McCook officials and residents were taken by surprise when Pillen announced in August that he was handing the prison over for use by federal authorities as part of President Donald Trump’s sweeping crackdown on immigration.
Nebraska and U.S. Department of Homeland Security officials have dubbed the facility the “ Cornhusker Clink,” a play on Nebraska’s nickname of the Cornhusker State and an old slang term for jail. The alliterative name follows in the vein of the previously announced “ Alligator Alcatraz ” and “Deportation Depot” detention centers in Florida and the “ Speedway Slammer ” in Indiana.
Some Nebraska lawmakers have complained that Pillen, a Republican, acted rashly, noting that the state’s prison system is already one of the nation’s most overcrowded and perpetually understaffed.
To that end, former state Sen. DiAnna Schimek and thirteen other McCook residents have sued Pillen and the director of the state prison system, saying only the Legislature has the constitutional authority to control or manage state prisons or repurpose the use of public buildings.

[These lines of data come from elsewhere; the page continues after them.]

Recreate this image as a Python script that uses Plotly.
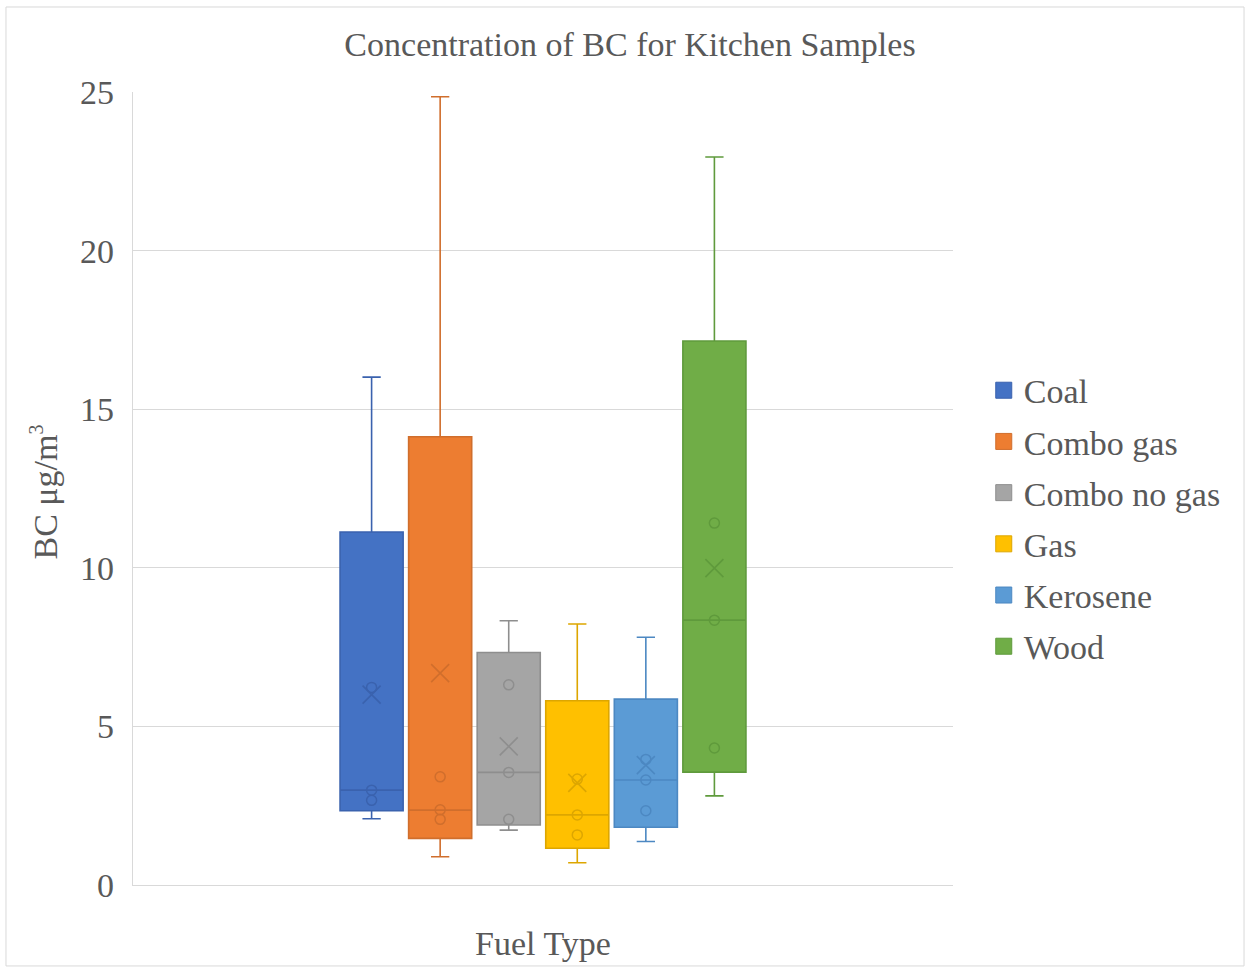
import plotly.graph_objects as go

# ---- data ----
fuels = ["Coal", "Combo gas", "Combo no gas", "Gas", "Kerosene", "Wood"]
q1 = [2.34, 1.47, 1.89, 1.16, 1.82, 3.56]
median = [2.99, 2.36, 3.55, 2.21, 3.31, 8.35]
q3 = [11.13, 14.13, 7.33, 5.81, 5.86, 17.15]
lower = [2.09, 0.89, 1.73, 0.70, 1.37, 2.81]
upper = [16.01, 24.85, 8.33, 8.23, 7.81, 22.95]
means = [6.0, 6.68, 4.37, 3.22, 3.78, 9.99]
points = [
    [6.23, 2.99, 2.67],
    [3.41, 2.37, 2.07],
    [6.31, 3.55, 2.07],
    [3.34, 2.21, 1.58],
    [3.96, 3.31, 2.34],
    [11.41, 8.35, 4.32],
]
fill_colors = ["#4472C4", "#ED7D31", "#A5A5A5", "#FFC000", "#5B9BD5", "#70AD47"]
line_colors = ["#3A62AE", "#D06E2C", "#8E8E8E", "#DDA600", "#4C88C2", "#5F9A3C"]

title_text = "Concentration of BC for Kitchen Samples"
x_title = "Fuel Type"
y_title = "BC μg/m<sup><span style='font-size:20px'>3</span></sup>"
y_ticks = [0, 5, 10, 15, 20, 25]

FONT = "Liberation Serif"
GREY = "#595959"
FS = 34

fig = go.Figure()
for i, f in enumerate(fuels):
    fig.add_trace(go.Box(
        name=f, x=[f], q1=[q1[i]], median=[median[i]], q3=[q3[i]],
        lowerfence=[lower[i]], upperfence=[upper[i]],
        fillcolor=fill_colors[i], line=dict(color=line_colors[i], width=1.6),
        whiskerwidth=0.29, boxpoints=False, legendgroup=f, showlegend=False,
        hoverinfo="skip",
    ))
    fig.add_trace(go.Scatter(
        x=[f] * len(points[i]), y=points[i], mode="markers",
        marker=dict(symbol="circle-open", size=10, color=line_colors[i],
                    line=dict(width=1.5, color=line_colors[i])),
        legendgroup=f, showlegend=False, hoverinfo="skip",
    ))
    fig.add_trace(go.Scatter(
        x=[f], y=[means[i]], mode="markers",
        marker=dict(symbol="x-thin-open", size=18, color=line_colors[i],
                    line=dict(width=1.6, color=line_colors[i])),
        legendgroup=f, showlegend=False, hoverinfo="skip",
    ))
    # legend entry (square swatch like the reference)
    fig.add_trace(go.Scatter(
        x=[None], y=[None], mode="markers", name=f,
        marker=dict(symbol="square", size=16, color=fill_colors[i],
                    line=dict(width=1, color=line_colors[i])),
        legendgroup=f, showlegend=True, hoverinfo="skip",
    ))

fig.update_layout(
    width=1250, height=972,
    margin=dict(l=133, r=297, t=92, b=87),
    paper_bgcolor="white", plot_bgcolor="white",
    font=dict(family=FONT, color=GREY, size=FS),
    title=dict(text=title_text, x=0.504, xanchor="center", y=0.955, yanchor="middle",
               font=dict(family=FONT, size=FS, color=GREY)),
    boxgap=0.08, boxgroupgap=0, boxmode="overlay",
    showlegend=True,
    legend=dict(x=1.0375, xanchor="left", y=0.462, yanchor="middle",
                font=dict(family=FONT, size=FS, color=GREY),
                tracegroupgap=4, itemwidth=30, bgcolor="rgba(0,0,0,0)"),
    shapes=[dict(type="rect", xref="paper", yref="paper",
                 x0=-0.1549, x1=1.3549, y0=-0.1021, y1=1.1072,
                 line=dict(color="#D9D9D9", width=1), fillcolor="rgba(0,0,0,0)", layer="below")],
    annotations=[dict(text=y_title, xref="paper", yref="paper", x=-0.1085, y=0.495,
                      xanchor="center", yanchor="middle", textangle=-90, showarrow=False,
                      font=dict(family=FONT, size=FS, color=GREY))],
)
fig.update_xaxes(
    type="category", categoryorder="array", categoryarray=fuels,
    range=[-3.48, 8.48], showticklabels=False, ticks="",
    showgrid=False, showline=True, linecolor="#D9D9D9", linewidth=1.3,
    zeroline=False,
    title=dict(text=x_title, font=dict(family=FONT, size=FS, color=GREY), standoff=46),
)
fig.update_yaxes(
    range=[0, 25], tickvals=y_ticks, showgrid=True, gridcolor="#D9D9D9", gridwidth=1.3,
    showline=True, linecolor="#D9D9D9", linewidth=1.3, zeroline=False,
    ticks="outside", ticklen=11, tickcolor="rgba(0,0,0,0)",
    tickfont=dict(family=FONT, size=FS, color=GREY),
)

fig.write_html("out.html", config={"displayModeBar": False},
               post_script="document.body.style.margin='0';")
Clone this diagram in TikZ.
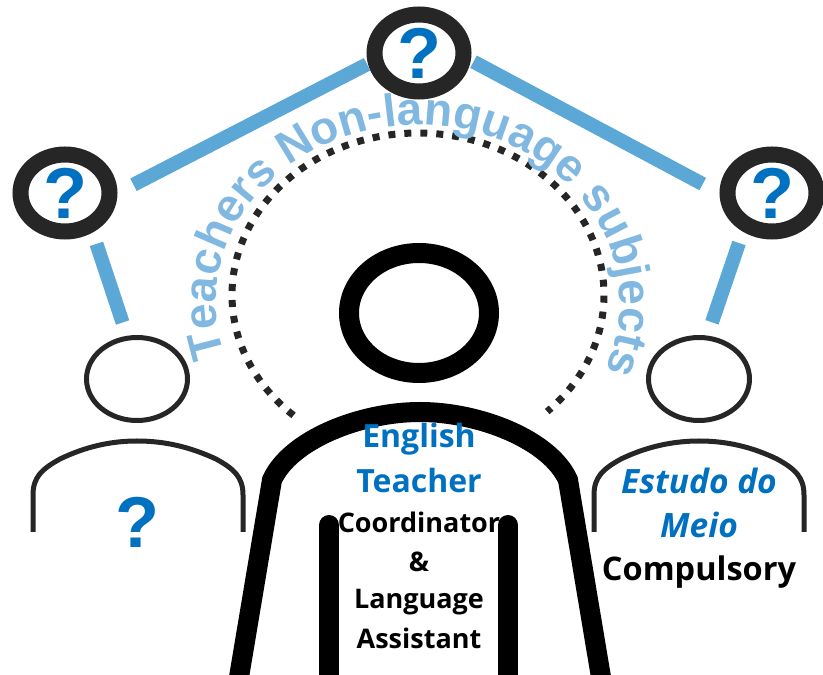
\documentclass[tikz,border=0pt]{standalone}
\usepackage{xcolor}
\usepackage{fontspec}
\setmainfont{Liberation Sans}
\newfontfamily\labelfont{Open Sans}
\usetikzlibrary{shapes.geometric, decorations.text}
\definecolor{inkdark}{HTML}{262626}
\definecolor{linkblue}{HTML}{5BA8D6}
\definecolor{arcblue}{HTML}{80B8E1}
\definecolor{textblue}{HTML}{0070C0}

\begin{document}
\begin{tikzpicture}[
      x=1pt, y=1pt,
      query/.style={ellipse, draw=inkdark, line width=16pt, fill=white, minimum width=89pt, minimum height=77pt, inner sep=0pt, text=textblue, font=\bfseries\fontsize{72}{72}\selectfont},
      head/.style={ellipse, draw=inkdark, line width=5pt, minimum width=101pt, minimum height=83pt},
      link/.style={draw=linkblue, line width=14pt},
      shoulder/.style={draw=inkdark, line width=5pt},
      limb/.style={line width=20pt},
      blue/.style={text=textblue, font=\labelfont\bfseries\fontsize{32}{32}\selectfont},
      black/.style={text=black, font=\labelfont\bfseries\fontsize{27}{27}\selectfont}
    ]
    \clip (0,0) rectangle (823,675);

    % Heads
    \node[head] (lefthead) at (137,296) {};
    \node[head] (righthead) at (699,296) {};
    \node[ellipse, draw=black, line width=20pt, minimum width=140pt, minimum height=120pt] (mainhead) at (419,362) {};

    % Question marks
    \node[query] (qleft) at (65,482) {\raisebox{-3pt}{?}};
    \node[query] (qtop) at (419,622) {\raisebox{-2pt}{?}};
    \node[query] (qright) at (772,482) {\raisebox{-3pt}{?}};

    % Links
    \draw[link, shorten <=12pt, shorten >=14pt] (qleft.-55) -- (lefthead.103);
    \draw[link, shorten <=18pt, shorten >=1pt] (qleft.east) -- (qtop.192);
    \draw[link, shorten <=3pt, shorten >=19pt] (qtop.-8) -- (qright.west);
    \draw[link, shorten <=12pt, shorten >=14pt] (qright.-127) -- (righthead.79);

    % Dotted arc
    \draw[inkdark, line width=7pt, dash pattern=on 7pt off 9pt] (418,380) ++(228:186 and 162) arc[start angle=228, end angle=-46, x radius=186, y radius=162];

    % Arc text
    \path[decorate, decoration={text along path, text align=center, text={|\bfseries\fontsize{46}{46}\selectfont\color{arcblue}|Teachers Non-language subjects}}]
      (418,372) ++(195:202 and 178) arc[start angle=195, end angle=-20, x radius=202, y radius=178];

    % Side bodies
    \draw[shoulder] (33,143) -- (33,180) .. controls (33,198) and (42,206) .. (60,216) .. controls (85,228) and (110,234) .. (137,234) .. controls (165,234) and (190,228) .. (216,216) .. controls (234,206) and (243,198) .. (243,180) -- (243,143);
    \draw[shoulder] (594,143) -- (594,180) .. controls (594,198) and (603,206) .. (621,216) .. controls (646,228) and (672,234) .. (699,234) .. controls (727,234) and (752,228) .. (777,216) .. controls (795,206) and (804,198) .. (804,180) -- (804,143);

    % Main body
    \draw[black, limb] (236,-20) -- (272,195) .. controls (290,235) and (360,263) .. (420,263) .. controls (480,263) and (550,235) .. (568,195) -- (604,-20);
    \draw[black, limb, line cap=round] (329,-20) -- (329,150);
    \draw[black, limb, line cap=round] (508,-20) -- (508,150);

    % Labels
    \node[blue] (english) at (419,236) {English};
    \node[blue] (teacher) at (419,194) {Teacher};
    \node[black] (coordinator) at (419,153) {Coordinator};
    \node[black] (amp) at (419,113) {\&};
    \node[black] (language) at (419,73) {Language};
    \node[black] (assistant) at (419,37) {Assistant};
    \node[blue, font=\labelfont\bfseries\itshape\fontsize{33.5}{33.5}\selectfont] (estudo) at (699,194) {Estudo do};
    \node[blue, font=\labelfont\bfseries\itshape\fontsize{33.5}{33.5}\selectfont] (meio) at (699,150) {Meio};
    \node[black, font=\labelfont\bfseries\fontsize{32.5}{32.5}\selectfont] (compulsory) at (699,103) {Compulsory};
    \node[text=textblue, font=\bfseries\fontsize{72}{72}\selectfont] (qbody) at (137,153) {?};
  \end{tikzpicture}
\end{document}
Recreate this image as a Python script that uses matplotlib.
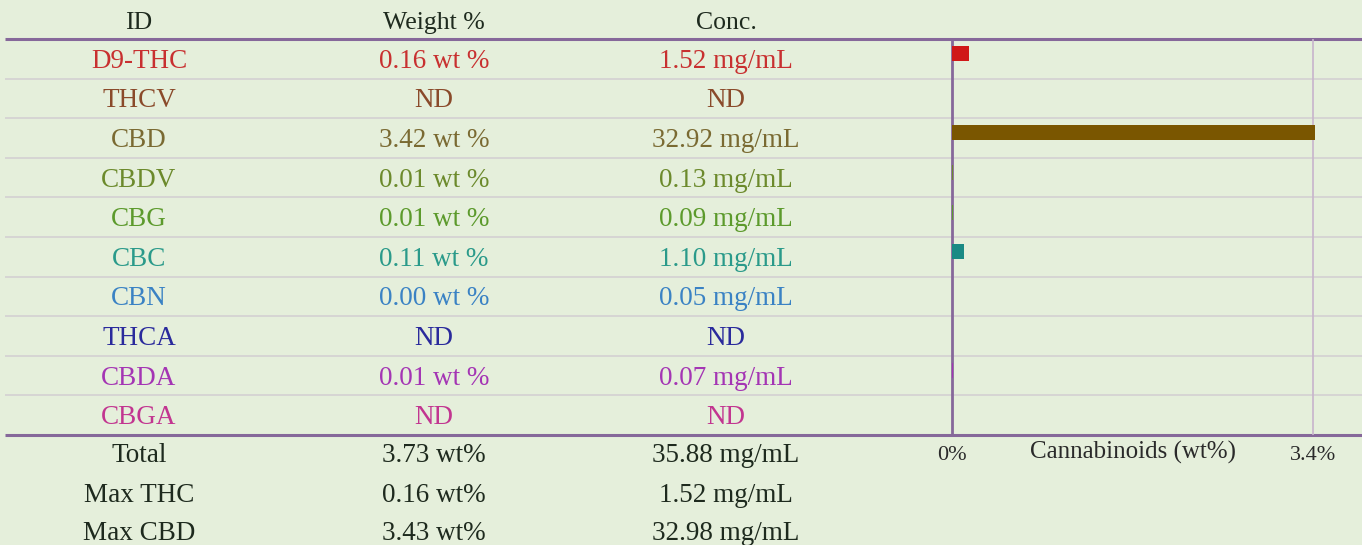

The lawsuit, filed in state court on the residents' behalf by nonprofit legal advocacy group Nebraska Appleseed, had sought a temporary injunction to stop the conversion of the McCook prison while the case plays out, but a judge rejected that motion last month. Likewise, the judge also rejected Pillen's motion to dismiss the case.
Nearly 60,000 people were being held in immigration detention by mid-September — a 51% increase since January, according to the nonprofit Transactional Records Access Clearinghouse.
About 70% of those detained have no criminal record, TRAC says. Many others have convictions for offenses as minor as a traffic violation.